• _GIVEN INFORMATION_:

— START —

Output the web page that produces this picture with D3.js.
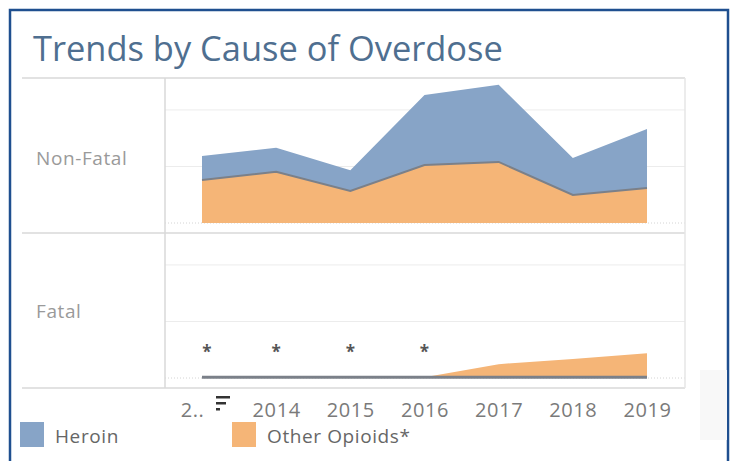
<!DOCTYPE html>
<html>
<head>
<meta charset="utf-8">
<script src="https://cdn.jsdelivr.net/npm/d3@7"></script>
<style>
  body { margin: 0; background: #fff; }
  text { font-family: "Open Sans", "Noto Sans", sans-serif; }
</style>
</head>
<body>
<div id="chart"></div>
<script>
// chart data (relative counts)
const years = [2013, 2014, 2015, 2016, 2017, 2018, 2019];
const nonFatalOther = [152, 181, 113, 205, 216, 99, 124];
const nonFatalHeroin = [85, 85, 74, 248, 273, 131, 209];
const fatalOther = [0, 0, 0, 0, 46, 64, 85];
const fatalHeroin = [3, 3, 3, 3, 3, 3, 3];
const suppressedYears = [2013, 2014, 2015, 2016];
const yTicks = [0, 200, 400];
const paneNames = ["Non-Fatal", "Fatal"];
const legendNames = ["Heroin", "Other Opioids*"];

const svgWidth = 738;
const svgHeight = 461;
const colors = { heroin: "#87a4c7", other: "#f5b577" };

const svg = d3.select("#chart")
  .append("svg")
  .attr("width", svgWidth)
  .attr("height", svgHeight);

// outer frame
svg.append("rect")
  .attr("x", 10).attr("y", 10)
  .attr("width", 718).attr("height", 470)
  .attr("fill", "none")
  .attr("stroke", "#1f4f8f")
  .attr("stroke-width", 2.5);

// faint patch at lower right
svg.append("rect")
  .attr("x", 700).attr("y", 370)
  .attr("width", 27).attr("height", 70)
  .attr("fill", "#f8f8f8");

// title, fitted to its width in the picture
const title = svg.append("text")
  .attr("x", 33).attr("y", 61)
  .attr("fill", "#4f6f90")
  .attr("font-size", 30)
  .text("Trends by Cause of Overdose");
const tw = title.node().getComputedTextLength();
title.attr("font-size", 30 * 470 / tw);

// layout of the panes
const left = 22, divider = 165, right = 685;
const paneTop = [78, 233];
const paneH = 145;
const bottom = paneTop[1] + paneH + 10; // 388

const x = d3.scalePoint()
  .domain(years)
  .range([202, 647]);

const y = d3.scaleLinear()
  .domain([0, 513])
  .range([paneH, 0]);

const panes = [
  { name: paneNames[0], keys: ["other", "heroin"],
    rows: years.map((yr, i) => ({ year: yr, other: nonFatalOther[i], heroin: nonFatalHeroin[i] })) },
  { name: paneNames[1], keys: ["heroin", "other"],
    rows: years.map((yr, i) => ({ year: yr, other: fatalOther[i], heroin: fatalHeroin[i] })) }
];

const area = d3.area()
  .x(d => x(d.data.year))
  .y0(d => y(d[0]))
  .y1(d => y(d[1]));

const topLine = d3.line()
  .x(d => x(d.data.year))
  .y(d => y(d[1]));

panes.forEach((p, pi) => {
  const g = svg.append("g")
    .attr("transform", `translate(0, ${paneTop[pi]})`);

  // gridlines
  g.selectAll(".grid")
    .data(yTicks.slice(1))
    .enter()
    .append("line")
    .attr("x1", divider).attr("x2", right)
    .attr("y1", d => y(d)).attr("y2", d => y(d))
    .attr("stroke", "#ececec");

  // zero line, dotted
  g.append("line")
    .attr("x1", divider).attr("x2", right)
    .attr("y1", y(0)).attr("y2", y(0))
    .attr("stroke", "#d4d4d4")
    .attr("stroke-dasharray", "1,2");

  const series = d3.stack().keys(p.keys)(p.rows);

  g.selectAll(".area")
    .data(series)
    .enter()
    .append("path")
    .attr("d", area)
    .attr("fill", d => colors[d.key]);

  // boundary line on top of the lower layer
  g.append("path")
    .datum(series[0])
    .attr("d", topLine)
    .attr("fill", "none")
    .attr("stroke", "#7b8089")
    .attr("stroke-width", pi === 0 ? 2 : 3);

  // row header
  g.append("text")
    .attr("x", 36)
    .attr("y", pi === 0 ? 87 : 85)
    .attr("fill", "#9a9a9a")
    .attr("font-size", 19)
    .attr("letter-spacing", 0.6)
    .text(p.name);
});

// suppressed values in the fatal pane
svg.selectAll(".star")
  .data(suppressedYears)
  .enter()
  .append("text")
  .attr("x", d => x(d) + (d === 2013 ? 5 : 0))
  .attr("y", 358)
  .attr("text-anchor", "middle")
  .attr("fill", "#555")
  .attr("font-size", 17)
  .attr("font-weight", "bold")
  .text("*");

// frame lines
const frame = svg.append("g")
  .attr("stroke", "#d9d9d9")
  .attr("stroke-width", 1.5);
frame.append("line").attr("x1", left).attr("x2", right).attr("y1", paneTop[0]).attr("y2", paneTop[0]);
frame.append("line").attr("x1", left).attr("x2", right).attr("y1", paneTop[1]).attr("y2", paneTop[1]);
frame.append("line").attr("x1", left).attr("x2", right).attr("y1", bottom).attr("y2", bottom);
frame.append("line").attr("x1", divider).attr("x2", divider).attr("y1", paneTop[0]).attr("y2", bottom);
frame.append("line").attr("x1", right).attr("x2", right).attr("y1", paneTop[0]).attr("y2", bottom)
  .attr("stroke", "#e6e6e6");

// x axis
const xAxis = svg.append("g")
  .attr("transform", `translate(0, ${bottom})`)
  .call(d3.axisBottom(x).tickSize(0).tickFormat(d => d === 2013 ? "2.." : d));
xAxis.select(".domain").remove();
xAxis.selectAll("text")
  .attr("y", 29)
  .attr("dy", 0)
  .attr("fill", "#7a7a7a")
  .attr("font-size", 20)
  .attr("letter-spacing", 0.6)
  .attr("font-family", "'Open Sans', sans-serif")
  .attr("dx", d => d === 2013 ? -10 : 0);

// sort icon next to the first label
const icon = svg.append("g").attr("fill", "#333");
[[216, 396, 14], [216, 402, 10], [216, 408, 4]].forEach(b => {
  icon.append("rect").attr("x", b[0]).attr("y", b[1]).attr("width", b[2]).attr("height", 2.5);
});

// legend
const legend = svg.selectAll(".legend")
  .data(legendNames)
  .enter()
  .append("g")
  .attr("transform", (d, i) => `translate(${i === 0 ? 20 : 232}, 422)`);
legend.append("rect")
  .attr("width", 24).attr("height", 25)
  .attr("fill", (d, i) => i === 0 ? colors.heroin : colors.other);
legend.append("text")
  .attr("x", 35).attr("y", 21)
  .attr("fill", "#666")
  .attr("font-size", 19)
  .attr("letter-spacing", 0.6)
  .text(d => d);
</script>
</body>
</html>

— END —

• _WHAT YOU SHOULD DO_:
Repeat the full listing above exactly, with no pictures in the copy.

• _FULL RESPONSE_:
Output the web page that produces this picture with D3.js.
<!DOCTYPE html>
<html>
<head>
<meta charset="utf-8">
<script src="https://cdn.jsdelivr.net/npm/d3@7"></script>
<style>
  body { margin: 0; background: #fff; }
  text { font-family: "Open Sans", "Noto Sans", sans-serif; }
</style>
</head>
<body>
<div id="chart"></div>
<script>
// chart data (relative counts)
const years = [2013, 2014, 2015, 2016, 2017, 2018, 2019];
const nonFatalOther = [152, 181, 113, 205, 216, 99, 124];
const nonFatalHeroin = [85, 85, 74, 248, 273, 131, 209];
const fatalOther = [0, 0, 0, 0, 46, 64, 85];
const fatalHeroin = [3, 3, 3, 3, 3, 3, 3];
const suppressedYears = [2013, 2014, 2015, 2016];
const yTicks = [0, 200, 400];
const paneNames = ["Non-Fatal", "Fatal"];
const legendNames = ["Heroin", "Other Opioids*"];

const svgWidth = 738;
const svgHeight = 461;
const colors = { heroin: "#87a4c7", other: "#f5b577" };

const svg = d3.select("#chart")
  .append("svg")
  .attr("width", svgWidth)
  .attr("height", svgHeight);

// outer frame
svg.append("rect")
  .attr("x", 10).attr("y", 10)
  .attr("width", 718).attr("height", 470)
  .attr("fill", "none")
  .attr("stroke", "#1f4f8f")
  .attr("stroke-width", 2.5);

// faint patch at lower right
svg.append("rect")
  .attr("x", 700).attr("y", 370)
  .attr("width", 27).attr("height", 70)
  .attr("fill", "#f8f8f8");

// title, fitted to its width in the picture
const title = svg.append("text")
  .attr("x", 33).attr("y", 61)
  .attr("fill", "#4f6f90")
  .attr("font-size", 30)
  .text("Trends by Cause of Overdose");
const tw = title.node().getComputedTextLength();
title.attr("font-size", 30 * 470 / tw);

// layout of the panes
const left = 22, divider = 165, right = 685;
const paneTop = [78, 233];
const paneH = 145;
const bottom = paneTop[1] + paneH + 10; // 388

const x = d3.scalePoint()
  .domain(years)
  .range([202, 647]);

const y = d3.scaleLinear()
  .domain([0, 513])
  .range([paneH, 0]);

const panes = [
  { name: paneNames[0], keys: ["other", "heroin"],
    rows: years.map((yr, i) => ({ year: yr, other: nonFatalOther[i], heroin: nonFatalHeroin[i] })) },
  { name: paneNames[1], keys: ["heroin", "other"],
    rows: years.map((yr, i) => ({ year: yr, other: fatalOther[i], heroin: fatalHeroin[i] })) }
];

const area = d3.area()
  .x(d => x(d.data.year))
  .y0(d => y(d[0]))
  .y1(d => y(d[1]));

const topLine = d3.line()
  .x(d => x(d.data.year))
  .y(d => y(d[1]));

panes.forEach((p, pi) => {
  const g = svg.append("g")
    .attr("transform", `translate(0, ${paneTop[pi]})`);

  // gridlines
  g.selectAll(".grid")
    .data(yTicks.slice(1))
    .enter()
    .append("line")
    .attr("x1", divider).attr("x2", right)
    .attr("y1", d => y(d)).attr("y2", d => y(d))
    .attr("stroke", "#ececec");

  // zero line, dotted
  g.append("line")
    .attr("x1", divider).attr("x2", right)
    .attr("y1", y(0)).attr("y2", y(0))
    .attr("stroke", "#d4d4d4")
    .attr("stroke-dasharray", "1,2");

  const series = d3.stack().keys(p.keys)(p.rows);

  g.selectAll(".area")
    .data(series)
    .enter()
    .append("path")
    .attr("d", area)
    .attr("fill", d => colors[d.key]);

  // boundary line on top of the lower layer
  g.append("path")
    .datum(series[0])
    .attr("d", topLine)
    .attr("fill", "none")
    .attr("stroke", "#7b8089")
    .attr("stroke-width", pi === 0 ? 2 : 3);

  // row header
  g.append("text")
    .attr("x", 36)
    .attr("y", pi === 0 ? 87 : 85)
    .attr("fill", "#9a9a9a")
    .attr("font-size", 19)
    .attr("letter-spacing", 0.6)
    .text(p.name);
});

// suppressed values in the fatal pane
svg.selectAll(".star")
  .data(suppressedYears)
  .enter()
  .append("text")
  .attr("x", d => x(d) + (d === 2013 ? 5 : 0))
  .attr("y", 358)
  .attr("text-anchor", "middle")
  .attr("fill", "#555")
  .attr("font-size", 17)
  .attr("font-weight", "bold")
  .text("*");

// frame lines
const frame = svg.append("g")
  .attr("stroke", "#d9d9d9")
  .attr("stroke-width", 1.5);
frame.append("line").attr("x1", left).attr("x2", right).attr("y1", paneTop[0]).attr("y2", paneTop[0]);
frame.append("line").attr("x1", left).attr("x2", right).attr("y1", paneTop[1]).attr("y2", paneTop[1]);
frame.append("line").attr("x1", left).attr("x2", right).attr("y1", bottom).attr("y2", bottom);
frame.append("line").attr("x1", divider).attr("x2", divider).attr("y1", paneTop[0]).attr("y2", bottom);
frame.append("line").attr("x1", right).attr("x2", right).attr("y1", paneTop[0]).attr("y2", bottom)
  .attr("stroke", "#e6e6e6");

// x axis
const xAxis = svg.append("g")
  .attr("transform", `translate(0, ${bottom})`)
  .call(d3.axisBottom(x).tickSize(0).tickFormat(d => d === 2013 ? "2.." : d));
xAxis.select(".domain").remove();
xAxis.selectAll("text")
  .attr("y", 29)
  .attr("dy", 0)
  .attr("fill", "#7a7a7a")
  .attr("font-size", 20)
  .attr("letter-spacing", 0.6)
  .attr("font-family", "'Open Sans', sans-serif")
  .attr("dx", d => d === 2013 ? -10 : 0);

// sort icon next to the first label
const icon = svg.append("g").attr("fill", "#333");
[[216, 396, 14], [216, 402, 10], [216, 408, 4]].forEach(b => {
  icon.append("rect").attr("x", b[0]).attr("y", b[1]).attr("width", b[2]).attr("height", 2.5);
});

// legend
const legend = svg.selectAll(".legend")
  .data(legendNames)
  .enter()
  .append("g")
  .attr("transform", (d, i) => `translate(${i === 0 ? 20 : 232}, 422)`);
legend.append("rect")
  .attr("width", 24).attr("height", 25)
  .attr("fill", (d, i) => i === 0 ? colors.heroin : colors.other);
legend.append("text")
  .attr("x", 35).attr("y", 21)
  .attr("fill", "#666")
  .attr("font-size", 19)
  .attr("letter-spacing", 0.6)
  .text(d => d);
</script>
</body>
</html>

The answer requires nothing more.